Avec la finesse et l’élégance qui le caractérisent, Xavier Giannoli signe le portrait tragi-comique d’une naïve magnifique en transposant dans la France des années 20 le destin de cette incroyable cantatrice américaine qui chantait affreusement faux. Après avoir abordé avec un incontestable talent le thème de l’usurpation (l’impeccable A l’origine) ou celui de la célébrité (Quand j’étais chanteur), il n’est pas surprenant que le réalisateur se soit intéressé à la vie de cette effroyable chanteuse convaincue d’avoir une voix en or. S’il n’est pas vraiment question de mettre en doute la bonne foi de Marguerite sur sa conviction d’être une formidable interprète, Giannoli dissèque avec une remarquable acuité le mensonge par omission de son entourage. Parce que lui révéler la terrible vérité signifierait se couper de son argent pour son cercle de soi-disant amis, ou parce que la duperie ayant tellement duré qu’affronter la réalité lui serait fatal, estiment ses proches, et en particulier son mari. Mais contrairement aux nombreux personnages qui gravitent autour de Marguerite, on ne rit jamais à ses dépens. Certes, ses envolées lyriques sont indéniablement comiques et parfois irrésistibles, mais Giannoli la filme avec beaucoup de tendresse et n’en fait jamais un personnage grotesque. D’elle, il laisse transparaître une passion et une conviction profondément touchante. Pour la musique, évidemment, mais surtout pour son homme. Car Marguerite est aussi en creux le portrait d’une grande amoureuse.

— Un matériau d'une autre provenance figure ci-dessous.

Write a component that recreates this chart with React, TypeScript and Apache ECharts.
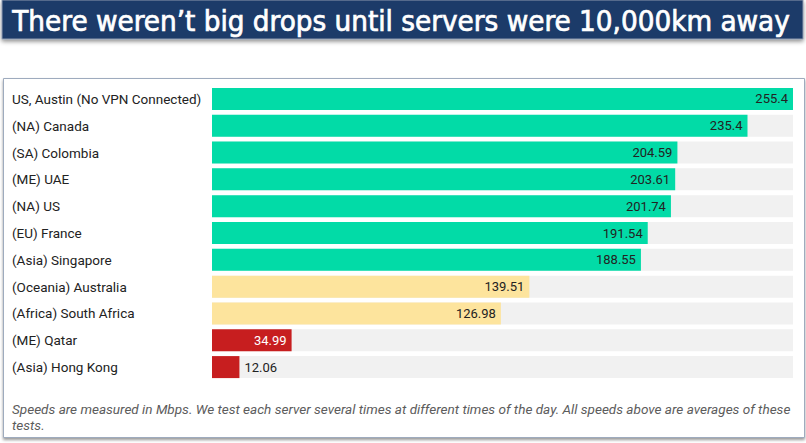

La construction chapitrée de la narration, plutôt maline, nous permet de progressivement lever le voile sur la personnalité de Marguerite. D’abord présentée avec beaucoup de légèreté et une moquerie bienveillante, on la découvre ensuite s’investir avec beaucoup d’abnégation et de passion dans la préparation de son récital. C’est sans doute le segment le plus drôle du film, le maître de chant campé par Michel Fau, brillant et hilarant, formant un duo décapant avec la cantatrice. Mais derrière l’humour débonnaire commence à percer une pointe d’inquiétude qui va se muer en une réelle tension dans la dernière partie du film. La jovialité initiale de Marguerite va progressivement naviguer vers plus de complexité et de douleurs enfouies, et l’émotion qu’on sentait nous gagner au fil des chapitres va finir par exploser dans un final déchirant.
Giannoli s’appuie sur une reconstitution solide, stylée et colorée, ancrée subtilement dans l’après-guerre, offrant ainsi un décor sophistiqué à son histoire. Sa mise en scène minutieuse et gracieuse évite soigneusement les longueurs, que la succession de récitals et de cours de chant auraient pu faire craindre. En variant les plans (une main, un œil, une partie de la bouche de Marguerite) et utilisant le champ-contrechamp pour capter les réactions sont auditoire, il parvient à contourner l’effet de répétition.
Mais le réalisateur peut aussi compter sur une actrice en état de grâce. Catherine Frot trouve ici sans doute son meilleur rôle. Certes, elle a rarement été dirigée avec autant de justesse (quelle perfection dans son chanter-faux!), mais son interprétation toute en nuance donne aussi un relief et une profondeur insoupçonnée à cette cantatrice ingénue. Elle y est magistrale aussi bien dans l’excentricité que dans la confusion, désarmante de candeur, épatante de drôlerie et bouleversante de fragilité.